Once in a Lifetime View of Venus Tuesday
The Transit of Venus happens once every 124 years
Anchorage - A once in a lifetime event occurred over the skies of Alaska on Tuesday. The Transit of Venus won't happen again for 124 years and one of the best places to catch the action was in Alaska.
The amazing astronomical event drew crowds to the roof of a parking garage on the UAA campus, starting at 2 p.m. when the planet of Venus appeared as a tiny, dark, dot on the surface of the sun.
Tim Young, a visiting astronomy professor from the University of North Dakota, explained that Venus is one of two planets between the Earth and the Sun and the alignment must be just right to witness Venus make the seven-hour trek across the face of the sun.
"When Venus is just inside the sun there's a bridge of black going out to the edge," Says Young while looking through a high tech telescope. "After that it looks like a small, black, drop on the surface of the sun."
Alaska is one of only two places in the country where the entire 7-hour transit was visible.
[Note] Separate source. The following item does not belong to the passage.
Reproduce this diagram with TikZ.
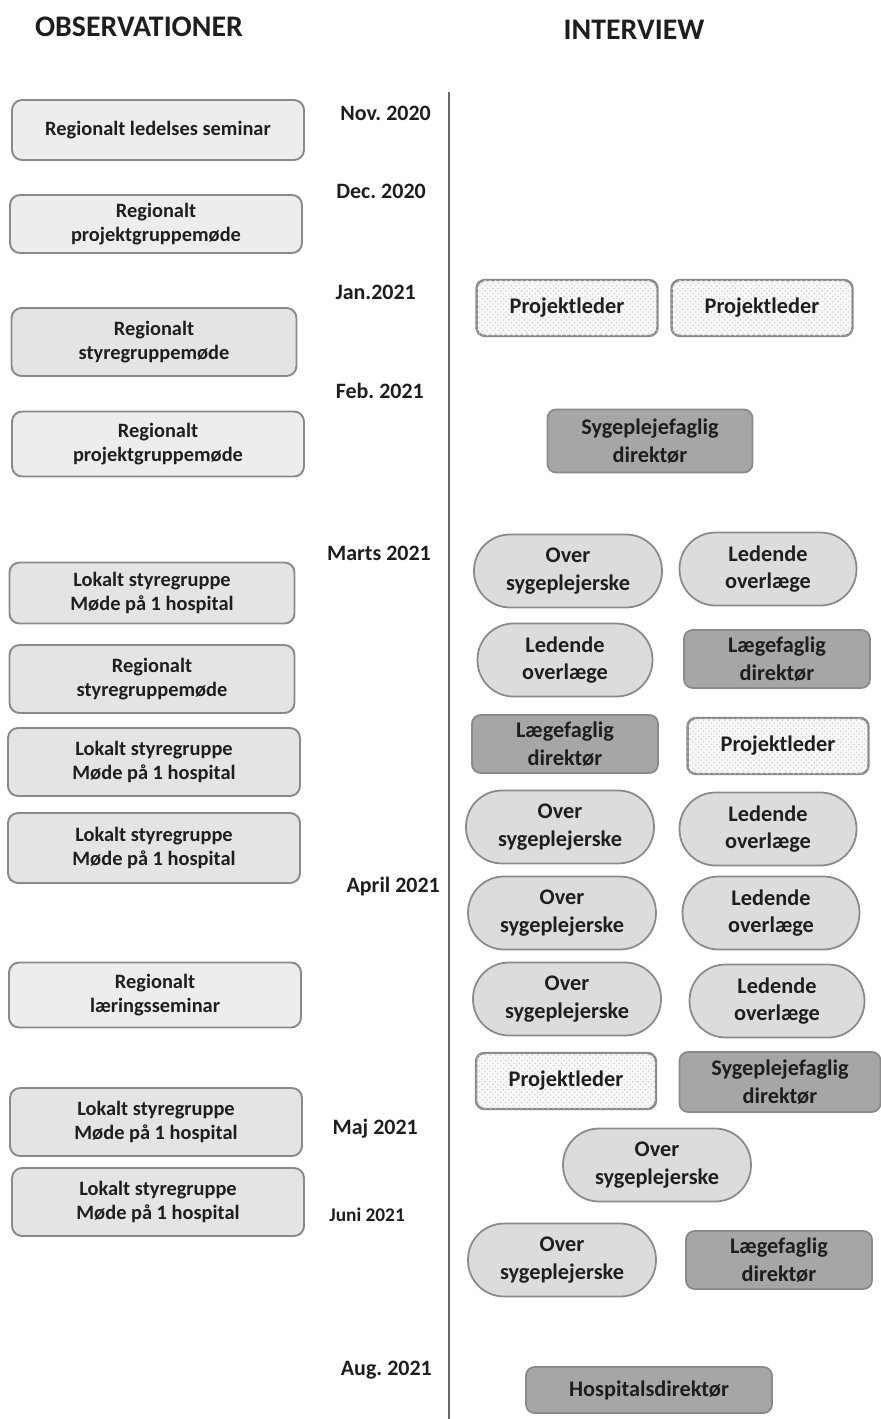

Hawaii is the other. Crowds from all over the world flocked to Anchorage to see it.
"I read about it in a book as a small child," said Eduardo Rubio, an astronomy professor at the University of Mexico who was watching intently. "I marked my calendar for 2012 in America when it would appear again."
Another visitor from London said he had flown specifically to see the Transit over Alaska skies, but there were plenty of locals as well. They took turns in line to view through the telescopes on the parking garage roof and talk with experts about what they were seeing.
The transit ended shortly before 9 p.m. on Tuesday: a bit of history and a once in a lifetime view for those who looked to the sky.